When you eat carbohydrates, your blood sugar levels rise. The glycaemic index, or GI, classifies carbohydrate-containing foods according to their potential to raise your blood sugar level, says the National Health Service (NHS). This is valuable information if you have blood sugar issues or you want to regulate your energy levels throughout the course of the day. The index ranges from zero to 100; foods below 55 are considered low-glycaemic.
Vegetables are high in water content, vitamins, minerals and fibre. They are also low in fat, low in carbs and low on the glycaemic index. Asparagus, spinach, broccoli, collards, cauliflower, bean sprouts, radishes and cucumbers rank among the lowest, with GI readings below 20.
Fruits are high in natural sugar, carbs, fibre, vitamins and water content. They are also low in fat, low in protein and with the exception of avocados, low in fat. Apples, bananas, cherries, oranges, pears, peaches, strawberries and grapefruit are all low on the GI chart. Cherries rank among the lowest at 22 and bananas come in at 54.
Whole grains are high in fibre and complex carbs, and low in fat. They also offer moderate amounts of protein. Pearl barley, rice, wheat kernels and rye are examples. Whole grain bread, pasta and bran cereal are all low on the glycaemic index as well.
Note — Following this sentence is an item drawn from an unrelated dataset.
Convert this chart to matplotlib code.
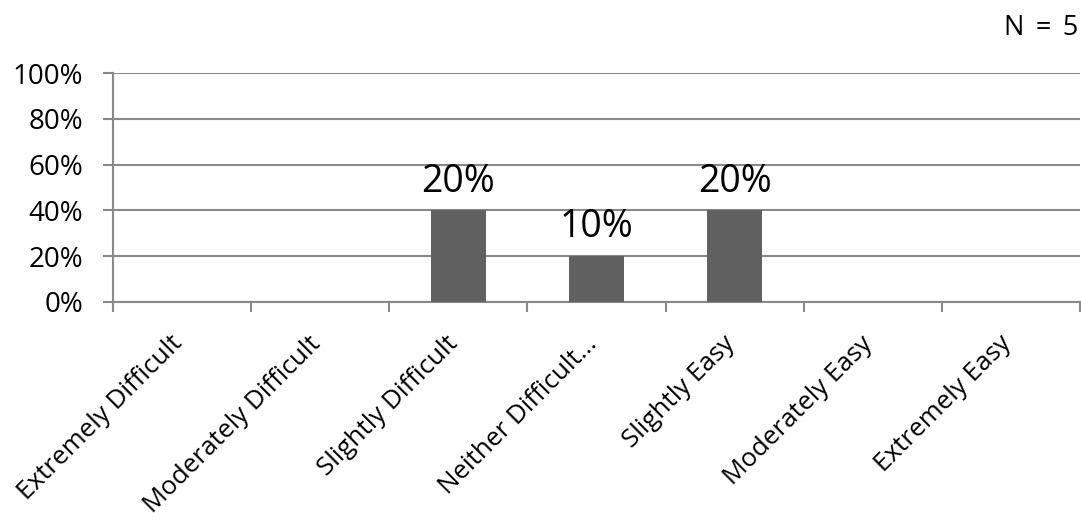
import matplotlib.pyplot as plt
from matplotlib.ticker import FixedLocator, PercentFormatter
from matplotlib.transforms import ScaledTranslation

plt.rcParams['font.family'] = ['Open Sans', 'DejaVu Sans']

categories = ["Extremely Difficult", "Moderately Difficult", "Slightly Difficult",
              "Neither Difficult...", "Slightly Easy", "Moderately Easy", "Extremely Easy"]
# bar heights (percent of axis) and the percentages printed above the bars
bar_pct = [0, 0, 40, 20, 40, 0, 0]
label_pct = [0, 0, 20, 10, 20, 0, 0]
n_responses = 5

grid_col = '#898989'
bar_col = '#616161'

fig = plt.figure(figsize=(10.81, 5.27), dpi=100)
ax = fig.add_axes([113 / 1081, 225 / 527, 967 / 1081, 229 / 527])

x = range(len(categories))
ax.bar(x, bar_pct, width=0.4, color=bar_col, zorder=3)

for i, (h, lab) in enumerate(zip(bar_pct, label_pct)):
    if h > 0:
        ax.annotate(f'{lab}%', (i, h), xytext=(0, 7), textcoords='offset points',
                    ha='center', va='bottom', fontsize=27, color='black', zorder=4)

ax.set_xlim(-0.5, len(categories) - 0.5)
ax.set_ylim(0, 100)
ax.set_yticks(range(0, 101, 20))
ax.yaxis.set_major_formatter(PercentFormatter(decimals=0))
ax.grid(axis='y', color=grid_col, linewidth=1.5, zorder=0)

# category labels sit at the centres, tick marks sit on the boundaries
ax.set_xticks(list(x))
ax.set_xticklabels(categories, rotation=45, ha='right', rotation_mode='anchor',
                   fontsize=18.7)
ax.tick_params(axis='x', which='major', length=0, pad=22)
shift = ScaledTranslation(-9 / 72, 1 / 72, fig.dpi_scale_trans)
for lbl in ax.get_xticklabels():
    lbl.set_transform(lbl.get_transform() + shift)
ax.xaxis.set_minor_locator(FixedLocator([i - 0.5 for i in range(len(categories) + 1)]))
ax.tick_params(axis='x', which='minor', length=7.5, width=1.5, color=grid_col)
ax.tick_params(axis='y', length=7.5, width=1.5, color=grid_col, labelsize=20, pad=14)

for side in ('top', 'right'):
    ax.spines[side].set_visible(False)
for side in ('left', 'bottom'):
    ax.spines[side].set_color(grid_col)
    ax.spines[side].set_linewidth(1.5)

fig.text(1078 / 1081, 1 - 28 / 527, f'N \u2009= \u2009{n_responses}', ha='right',
         va='center', fontsize=19.5)

fig.savefig('out.png', dpi=100)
Legumes are foods that have seeds and a protective outer shell. They are high in fibre, protein and complex carbs, and low in fat. Black-eyed peas, peanuts, chickpeas, pinto beans, white beans, kidney beans, lentils and soya beans are all low on the glycaemic index. Lentils rank at 52 and soya beans are the lowest at 16.
Dairy products are known for their high fat, protein and calcium content, but they also have a moderate amount of carbs. A number of dairy products are also low on the glycaemic index. Milk, margarine, yoghurt, cheese, sour cream and low-fat ice cream are all 50 or less on the GI chart.
As the name implies, root vegetables grow in the ground as roots. They are high in fibre and complex carbs; some are low on the glycaemic index. Sweet potatoes, carrots and yams are examples. Yams come in at 39 and sweet potatoes at 54.
Juices offer the same benefits as the fruits from which they're derived, except that they lack fibre content. Orange, carrot, pineapple, grapefruit and apple juices are all low on the glycaemic index, ranking 52 or below.